Sami Kohen

Sami Kohen

skohen@milliyet.com.tr

Tüm Yazıları
Haberin Devamı


     BUGÜN burada dış politikadan veya dünya sorunlarından değil, biraz da "bizden" söz edeceğim. "Bizden" derken, mesleğimizi, yani gazeteciliği kastediyorum. Ancak konuyu, genel olarak toplumu ilgilendirecek nitelikler taşıdığı için, bu köşeye taşımakta yarar görüyorum...
Bu yılın başlarında, Uluslararası Basın Enstitüsü (IPI)'nin Türkiye kolu olan Basın Enstitüsü Derneği olarak, bir proje üzerinde çalışmaya koyulduk.
Medyada en az üç yıldan beri çalışan genç meslektaşlarımız için bir ileri eğitim kursu düzenlemeyi öngören bu projenin arkasındaki düşünce şuydu: Türk medyası son yıllarda teknoloji alanında büyük ilerlemeler kaydetti. Bugün gazetelerimiz, televizyon kanallarımız dış ülkelerde en ileri durumdaki basın - yayın organlarının düzeyindedir... Türk basını yıllar önce başlayan ifade özgürlüğü mücadelesinde de bir hayli başarılı oldu ve bu bağlamda temel sorunlarını da büyük ölçüde halletti...
Ancak bugün habercilik kalitesi ve etik kurallar dahil, "mesleki standart"ların yükselmesi ihtiyacı açıkça hissediliyor.
* * *
TÜRKİYE son zamanlarda sanayiden, bankacılıktan spora ve sanata kadar birçok alanda "ileri ülkeler"in (ki buna kısaca Batı diyoruz) standartlarına ulaşmakta kayda değer bir performans gösterdi.
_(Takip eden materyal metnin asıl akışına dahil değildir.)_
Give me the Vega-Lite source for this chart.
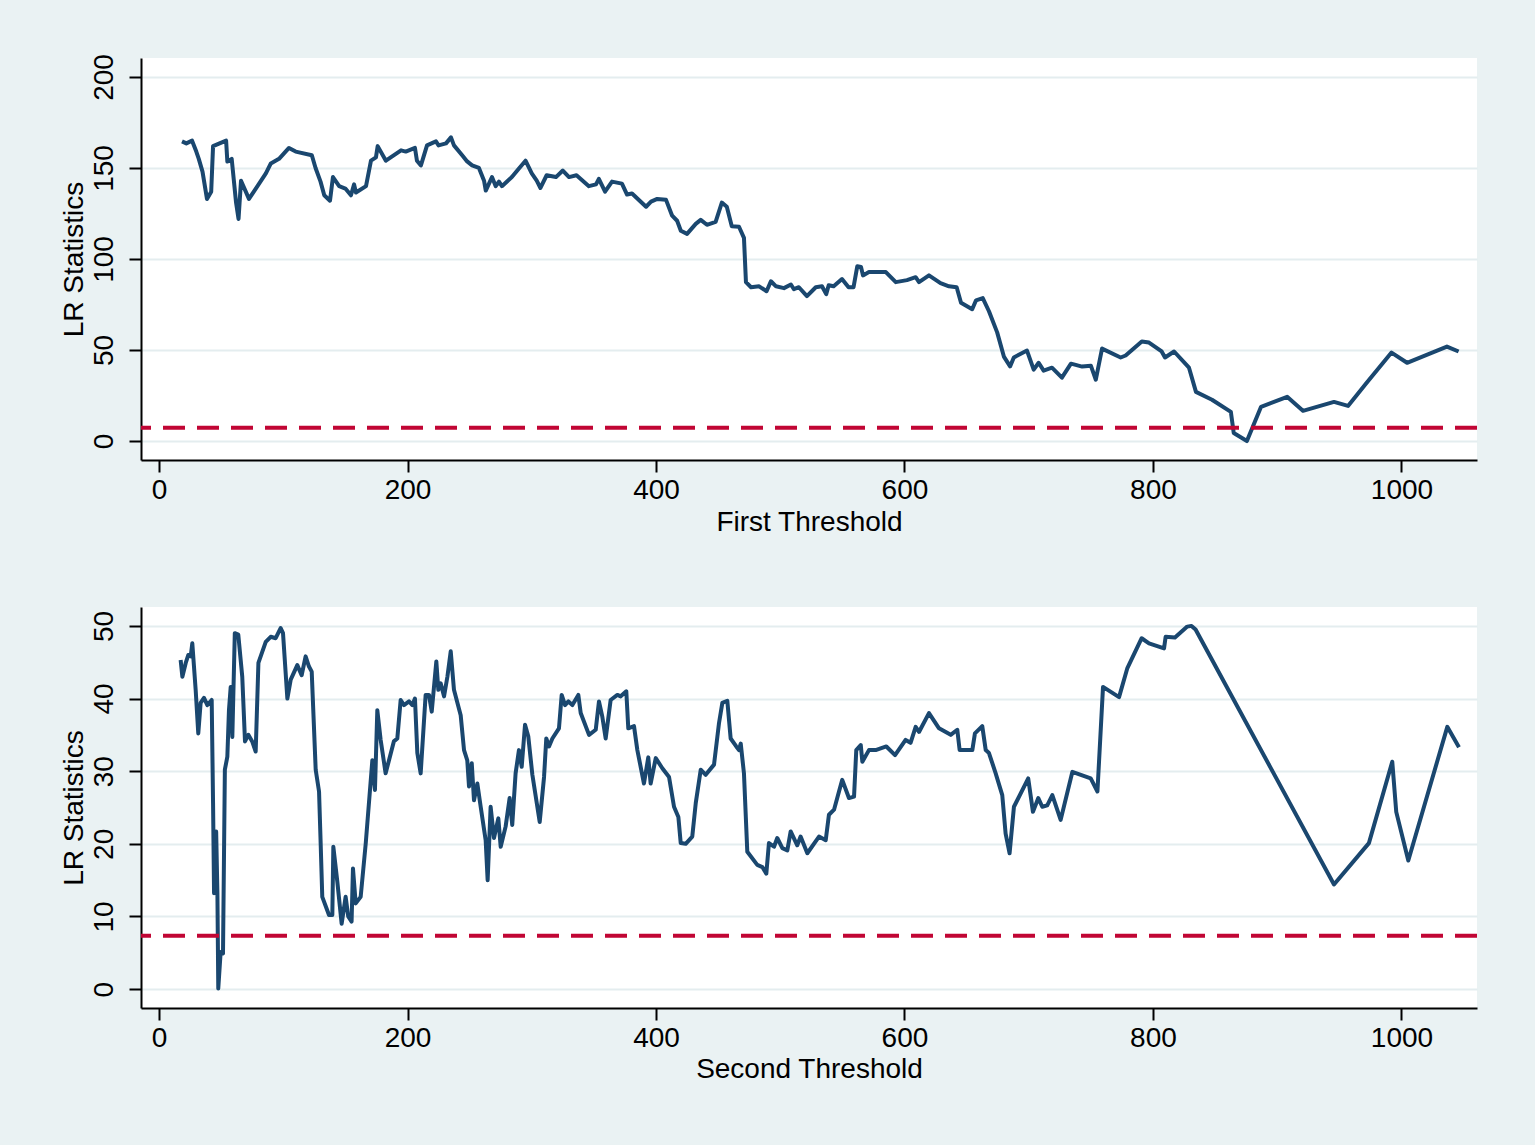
{
  "$schema": "https://vega.github.io/schema/vega-lite/v6.json",
  "background": "#eaf2f3",
  "padding": {"left": 59, "top": 53, "right": 57, "bottom": 66},
  "spacing": 147,
  "bounds": "flush",
  "config": {
    "font": "Liberation Sans",
    "view": {"stroke": null, "fill": "white"},
    "axis": {
      "domainColor": "black", "domainWidth": 2,
      "tickColor": "black", "tickWidth": 2, "tickSize": 12,
      "labelFontSize": 28, "titleFontSize": 28,
      "labelColor": "black", "titleColor": "black",
      "titleFontWeight": "normal", "labelFont": "Liberation Sans", "titleFont": "Liberation Sans",
      "gridColor": "#e4edef", "gridWidth": 2
    }
  },
  "datasets": {
    "top": [
      {"x":18.5,"y":164.6},{"x":22,"y":163.5},{"x":26.6,"y":165},{"x":30,"y":159},{"x":32,"y":155},{"x":35,"y":148},{"x":38.6,"y":133},{"x":42,"y":137},{"x":43.5,"y":162},{"x":54,"y":165},{"x":55,"y":153.5},{"x":58.5,"y":155},{"x":62,"y":131},{"x":64,"y":122},{"x":66,"y":143},{"x":72.4,"y":133},{"x":86,"y":147},{"x":90,"y":152.5},{"x":96.6,"y":155},{"x":104.6,"y":161},{"x":110,"y":159},{"x":123,"y":157},{"x":126,"y":150},{"x":130,"y":142.5},{"x":133,"y":135},{"x":137.6,"y":132},{"x":140,"y":145},{"x":145,"y":140},{"x":150,"y":138.7},{"x":154.5,"y":135},{"x":157,"y":141},{"x":158.5,"y":136.5},{"x":166.6,"y":140},{"x":170.6,"y":154},{"x":174.6,"y":155.8},{"x":176,"y":162},{"x":182.6,"y":154},{"x":194.8,"y":159.7},{"x":198.6,"y":159},{"x":206,"y":161},{"x":207.6,"y":154},{"x":210.8,"y":151.4},{"x":215.7,"y":162.4},{"x":222.9,"y":164.6},{"x":225,"y":162.4},{"x":231,"y":163.5},{"x":235,"y":166.8},{"x":237.4,"y":162.4},{"x":244,"y":157},{"x":248,"y":153.6},{"x":252,"y":151.4},{"x":257.5,"y":150},{"x":261.6,"y":143},{"x":263,"y":137.6},{"x":268,"y":145},{"x":271,"y":140},{"x":273.6,"y":142.5},{"x":276,"y":140},{"x":284,"y":145},{"x":289.7,"y":149.7},{"x":295,"y":154},{"x":300,"y":147},{"x":304,"y":143},{"x":307,"y":139},{"x":312,"y":146},{"x":319.5,"y":145},{"x":325,"y":148.6},{"x":330,"y":145},{"x":336,"y":146},{"x":346,"y":140},{"x":351.7,"y":141},{"x":354,"y":144},{"x":359,"y":137},{"x":364.6,"y":142.5},{"x":372.6,"y":141.4},{"x":376.7,"y":135.4},{"x":380.7,"y":136},{"x":392,"y":128.7},{"x":396,"y":131.5},{"x":401,"y":133},{"x":408,"y":132.6},{"x":413,"y":123.8},{"x":417,"y":121},{"x":420,"y":115.5},{"x":425,"y":113.8},{"x":432,"y":119.3},{"x":436,"y":121.5},{"x":441,"y":118.8},{"x":448,"y":120.4},{"x":453,"y":131},{"x":457,"y":128.7},{"x":461,"y":118},{"x":466.8,"y":117.7},{"x":470.8,"y":111.6},{"x":472.4,"y":87.3},{"x":476.5,"y":84.5},{"x":483,"y":85},{"x":489,"y":82.3},{"x":492.5,"y":87.8},{"x":496.6,"y":85},{"x":503,"y":84},{"x":508.6,"y":86},{"x":511,"y":83.4},{"x":515,"y":84.5},{"x":521.5,"y":79.6},{"x":528.6,"y":84.5},{"x":533.6,"y":85},{"x":537,"y":80.7},{"x":539,"y":85.6},{"x":543,"y":85},{"x":549.7,"y":89},{"x":555,"y":84.5},{"x":559,"y":84.5},{"x":562,"y":96},{"x":565,"y":95.6},{"x":566.6,"y":91},{"x":571.4,"y":92.8},{"x":585,"y":92.8},{"x":593,"y":87.3},{"x":602,"y":88.4},{"x":609,"y":90},{"x":611.7,"y":87.3},{"x":619.7,"y":91},{"x":629,"y":86.7},{"x":635.8,"y":85},{"x":642,"y":84.5},{"x":645.5,"y":76},{"x":654.5,"y":72.4},{"x":657.6,"y":77.3},{"x":663,"y":78.5},{"x":668,"y":71.3},{"x":674.6,"y":59.7},{"x":680,"y":46.4},{"x":685,"y":41},{"x":688,"y":45.9},{"x":698.6,"y":49.7},{"x":704,"y":39.2},{"x":708,"y":43},{"x":712,"y":38.7},{"x":718.7,"y":40.3},{"x":726.7,"y":34.8},{"x":734,"y":42.5},{"x":743,"y":40.9},{"x":750,"y":41.4},{"x":754,"y":33.7},{"x":759,"y":50.8},{"x":774,"y":45.9},{"x":778,"y":47},{"x":791,"y":54.7},{"x":796.8,"y":54.1},{"x":807,"y":49.2},{"x":809.7,"y":45.9},{"x":817,"y":49.2},{"x":829,"y":40.3},{"x":834.6,"y":27},{"x":847.5,"y":22.7},{"x":862.7,"y":16},{"x":865,"y":4.4},{"x":875.6,"y":0},{"x":887,"y":18.8},{"x":908,"y":24.3},{"x":920.7,"y":16.6},{"x":945.7,"y":21.5},{"x":957,"y":19.3},{"x":972,"y":32},{"x":992,"y":48.6},{"x":1004.5,"y":43},{"x":1036.6,"y":51.9},{"x":1046,"y":49.2}
    ],
    "bottom": [
      {"x":17.4,"y":45.3},{"x":18.8,"y":43},{"x":21.5,"y":44.9},{"x":23.6,"y":46},{"x":25.5,"y":45.8},{"x":26.8,"y":47.6},{"x":29.5,"y":41.2},{"x":31.6,"y":35.2},{"x":33.5,"y":39.4},{"x":36.2,"y":40.1},{"x":38.9,"y":39.1},{"x":42.4,"y":39.8},{"x":43.5,"y":25.6},{"x":44.3,"y":13.2},{"x":46,"y":21.7},{"x":47,"y":13.2},{"x":47.7,"y":0.1},{"x":49.6,"y":5.1},{"x":51.5,"y":4.9},{"x":53,"y":30.2},{"x":55,"y":32},{"x":56.3,"y":38.4},{"x":57.7,"y":41.6},{"x":59,"y":34.7},{"x":61,"y":49},{"x":63.8,"y":48.8},{"x":67,"y":43},{"x":69.2,"y":34.1},{"x":71.9,"y":35},{"x":75,"y":34.1},{"x":77.8,"y":32.7},{"x":80,"y":44.9},{"x":85.9,"y":47.8},{"x":89.9,"y":48.5},{"x":93.9,"y":48.3},{"x":97.9,"y":49.7},{"x":99.8,"y":49},{"x":103.3,"y":40},{"x":106,"y":42.6},{"x":111.3,"y":44.6},{"x":114.8,"y":43.2},{"x":118,"y":45.8},{"x":120.7,"y":44.4},{"x":122.9,"y":43.7},{"x":126.1,"y":30.2},{"x":128.8,"y":27.2},{"x":130.1,"y":20.1},{"x":131.4,"y":12.7},{"x":136.8,"y":10.2},{"x":139.5,"y":10.2},{"x":140.3,"y":19.6},{"x":143.5,"y":14.8},{"x":147,"y":9},{"x":150.2,"y":12.7},{"x":152.3,"y":10},{"x":155,"y":9.3},{"x":156.1,"y":16.6},{"x":158.3,"y":11.8},{"x":162.3,"y":12.7},{"x":166.4,"y":20.1},{"x":171.7,"y":31.5},{"x":173.8,"y":27.4},{"x":175.7,"y":38.4},{"x":178.4,"y":34.3},{"x":182.4,"y":29.7},{"x":189,"y":34.1},{"x":191.8,"y":34.5},{"x":194.5,"y":39.8},{"x":197.2,"y":39.1},{"x":201.2,"y":39.6},{"x":203.9,"y":39.1},{"x":206,"y":40},{"x":207.9,"y":32.5},{"x":210.6,"y":29.7},{"x":214.6,"y":40.5},{"x":217.3,"y":40.5},{"x":219.5,"y":38.2},{"x":223.2,"y":45.1},{"x":224.8,"y":41.2},{"x":226.7,"y":42.1},{"x":229.4,"y":40.3},{"x":232.1,"y":43},{"x":234.8,"y":46.5},{"x":237.4,"y":41.2},{"x":242.8,"y":37.7},{"x":245.5,"y":32.9},{"x":248.1,"y":31.5},{"x":249.5,"y":27.9},{"x":251.7,"y":31.1},{"x":253.5,"y":26},{"x":256.2,"y":28.3},{"x":258.9,"y":25.1},{"x":262.9,"y":20.5},{"x":264.5,"y":15},{"x":266.9,"y":25.1},{"x":269.6,"y":20.8},{"x":273.1,"y":23.5},{"x":275,"y":19.6},{"x":279,"y":22.4},{"x":282.2,"y":26.3},{"x":284.3,"y":22.6},{"x":287,"y":29.7},{"x":289.7,"y":32.9},{"x":291.9,"y":30.6},{"x":294.6,"y":36.4},{"x":297.2,"y":34.8},{"x":300.5,"y":29.5},{"x":306.4,"y":23},{"x":309.9,"y":29.2},{"x":311.7,"y":34.5},{"x":313.9,"y":33.4},{"x":316.6,"y":34.5},{"x":321.9,"y":35.9},{"x":324.1,"y":40.5},{"x":326.8,"y":39.1},{"x":329.5,"y":39.6},{"x":332.7,"y":39.1},{"x":337.5,"y":40.5},{"x":339.4,"y":38},{"x":346.1,"y":35},{"x":351.5,"y":35.7},{"x":354.1,"y":39.6},{"x":356.8,"y":37.5},{"x":359.5,"y":34.5},{"x":363.5,"y":39.8},{"x":368.9,"y":40.5},{"x":371.6,"y":40.3},{"x":376.1,"y":41},{"x":377.7,"y":35.9},{"x":382.3,"y":36.2},{"x":385,"y":32.9},{"x":390.3,"y":28.3},{"x":393.8,"y":31.9},{"x":395.7,"y":28.3},{"x":399.8,"y":31.8},{"x":405.1,"y":30.4},{"x":410.5,"y":29.2},{"x":414.5,"y":25.1},{"x":418,"y":23.7},{"x":419.9,"y":20.1},{"x":423.9,"y":20},{"x":429.2,"y":21},{"x":432,"y":25.6},{"x":436,"y":30.2},{"x":440,"y":29.5},{"x":446.7,"y":30.9},{"x":450.7,"y":36.6},{"x":453.4,"y":39.4},{"x":457.4,"y":39.7},{"x":460.1,"y":34.5},{"x":464.6,"y":33.4},{"x":466.8,"y":32.9},{"x":468.2,"y":33.8},{"x":470.8,"y":29.7},{"x":473.5,"y":18.9},{"x":481.5,"y":17.1},{"x":485.6,"y":16.8},{"x":488.8,"y":15.9},{"x":490.9,"y":20.1},{"x":495,"y":19.6},{"x":497.6,"y":20.8},{"x":501.7,"y":19.4},{"x":505.7,"y":19.1},{"x":508.4,"y":21.7},{"x":513.7,"y":19.8},{"x":516.4,"y":21},{"x":521.8,"y":18.7},{"x":531.2,"y":21},{"x":536.6,"y":20.5},{"x":539.2,"y":24},{"x":543.3,"y":24.7},{"x":547.3,"y":27.2},{"x":549.9,"y":28.8},{"x":555.3,"y":26.3},{"x":559.4,"y":26.5},{"x":561.2,"y":32.9},{"x":564.8,"y":33.6},{"x":566.1,"y":31.3},{"x":571.4,"y":32.9},{"x":576.8,"y":32.9},{"x":585.4,"y":33.4},{"x":592.4,"y":32.2},{"x":600.9,"y":34.3},{"x":604.9,"y":33.9},{"x":609,"y":36.1},{"x":611.7,"y":35.4},{"x":619.7,"y":38},{"x":627.8,"y":35.9},{"x":637.2,"y":35},{"x":642.5,"y":35.7},{"x":644.4,"y":32.9},{"x":654.6,"y":32.9},{"x":656.7,"y":35.2},{"x":662.6,"y":36.2},{"x":665.4,"y":32.9},{"x":668,"y":32.5},{"x":673.4,"y":29.7},{"x":678.7,"y":26.7},{"x":681.4,"y":21.4},{"x":684.6,"y":18.7},{"x":688.1,"y":25.1},{"x":699.6,"y":29},{"x":703.4,"y":24.4},{"x":707.7,"y":26.3},{"x":710.9,"y":25.1},{"x":714.9,"y":25.3},{"x":719,"y":26.7},{"x":725.7,"y":23.3},{"x":735.1,"y":29.9},{"x":749.9,"y":29},{"x":755.3,"y":27.2},{"x":759.8,"y":41.6},{"x":772.7,"y":40.2},{"x":779.4,"y":44.2},{"x":790.9,"y":48.3},{"x":796.8,"y":47.6},{"x":808.9,"y":46.9},{"x":810.2,"y":48.5},{"x":817.7,"y":48.4},{"x":827.6,"y":49.9},{"x":831,"y":50},{"x":834.3,"y":49.5},{"x":945.7,"y":14.4},{"x":973.8,"y":20.1},{"x":992.6,"y":31.3},{"x":995.8,"y":24.4},{"x":1005.5,"y":17.7},{"x":1036.9,"y":36.1},{"x":1046.3,"y":33.3}
    ]
  },
  "vconcat": [
    {
      "width": 1336, "height": 402,
      "layer": [
        {
          "data": {"name": "top"},
          "mark": {"type": "line", "color": "#1a476f", "strokeWidth": 4, "strokeJoin": "round"},
          "encoding": {
            "x": {"field": "x", "type": "quantitative", "scale": {"domain": [-14.5, 1060.8], "nice": false, "zero": false},
                  "axis": {"title": "First Threshold", "values": [0,200,400,600,800,1000], "format": "d", "grid": false, "labelPadding": 4, "titlePadding": 4}},
            "y": {"field": "y", "type": "quantitative", "scale": {"domain": [-10.4, 210.4], "nice": false, "zero": false},
                  "axis": {"title": "LR Statistics", "values": [0,50,100,150,200], "format": "d", "grid": true, "labelAngle": -90, "labelAlign": "center", "labelBaseline": "bottom", "labelPadding": 11, "titlePadding": 2}}
          }
        },
        {
          "data": {"values": [{"c": 7.35}]},
          "mark": {"type": "rule", "color": "#c10534", "strokeWidth": 4, "strokeDash": [22, 12]},
          "encoding": {"y": {"field": "c", "type": "quantitative"}}
        }
      ]
    },
    {
      "width": 1336, "height": 401,
      "layer": [
        {
          "data": {"name": "bottom"},
          "mark": {"type": "line", "color": "#1a476f", "strokeWidth": 4, "strokeJoin": "round"},
          "encoding": {
            "x": {"field": "x", "type": "quantitative", "scale": {"domain": [-14.5, 1060.8], "nice": false, "zero": false},
                  "axis": {"title": "Second Threshold", "values": [0,200,400,600,800,1000], "format": "d", "grid": false, "labelPadding": 4, "titlePadding": 3}},
            "y": {"field": "y", "type": "quantitative", "scale": {"domain": [-2.6, 52.6], "nice": false, "zero": false},
                  "axis": {"title": "LR Statistics", "values": [0,10,20,30,40,50], "format": "d", "grid": true, "labelAngle": -90, "labelAlign": "center", "labelBaseline": "bottom", "labelPadding": 11, "titlePadding": 2}}
          }
        },
        {
          "data": {"values": [{"c": 7.35}]},
          "mark": {"type": "rule", "color": "#c10534", "strokeWidth": 4, "strokeDash": [22, 12]},
          "encoding": {"y": {"field": "c", "type": "quantitative"}}
        }
      ]
    }
  ]
}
Medyanın da (sadece teknik alanda değil) "yüksek mesleki düzey"e erişmemesi için bir neden yok.
Basın Enstitüsü Derneği, bu düşünce ile ve bu yönde mütevazı bir katkıda bulunmak umudu ile, kurs projesini olgunlaştırdı ve 1 Nisan'da hayata geçirdi. Değerli akademisyenlerin yanı sıra deneyimli gazeteciler ve yazarlar kursa katılan Türk medyasının çeşitli kesimlerine mensup 50 genç gazeteci ile bilgi ve tecrübelerini paylaştılar, onlara yeni ufuklar açtılar.
Dün 10 hafta süren bu programa ev sahipliği yapan Boğaziçi Üniversitesi'nde kursun sona ermesi münasebetiyle bir tören yapıldı, genç arkadaşlara ödül ve sertifikalar dağıtıldı ve bu arada "Genç Gazeteciler Tartışıyor: Medyanın Bugünü ve Yarını" başlıklı bir panel düzenlendi.
* * *
GEREK panelistlerin, gerekse kurs "müdavimleri"nin 2 saatlik toplantı sırasında ortaya koyduğu ve tartıştığı fikirler, diğer birçok alanda olduğu gibi, medya sektöründe de özellikle gençlerin mevcut düzen ile ilgili eleştirilerini, şikayetlerini ve de ilerisi için beklentilerini yansıttı.
Örneğin bu sektörde de daha çok "makineye" büyük yatırım yapıldığı, "insan faktörü"nün geri plana itildiği belirtildi ki, bu yerinde bir tespit... Aynı şekilde bugün gazetecilerin büyük kısmının sendikal haklara sahip olmadıkları, kolaylıkla işten çıkarıldıkları (kurs müdavimleri arasında da öyleleri var) söylendi ki, bu da haklı bir şikayet...
Bunun yanı sıra genç gazeteciler, sadece modern teknolojiye değil, bir katılımcının belirttiği gibi çağdaş ve evrensel mesleki kurallara ve standartlara uymak konusundaki istek ve kararlılıklarını ifade ettiler.
Gerçekten bu kurs genç gazetecilere - dün kendilerinin de belirttikleri gibi - çok şey öğretti; ama bunun da ötesinde daha hızlı gelişmek, daha verimli çalışmak ve daha ileri standartlara ulaşmak için şevk, cesaret ve de umut verdi.
Daha "kaliteli" yarınlar için gereken de bu değil midir?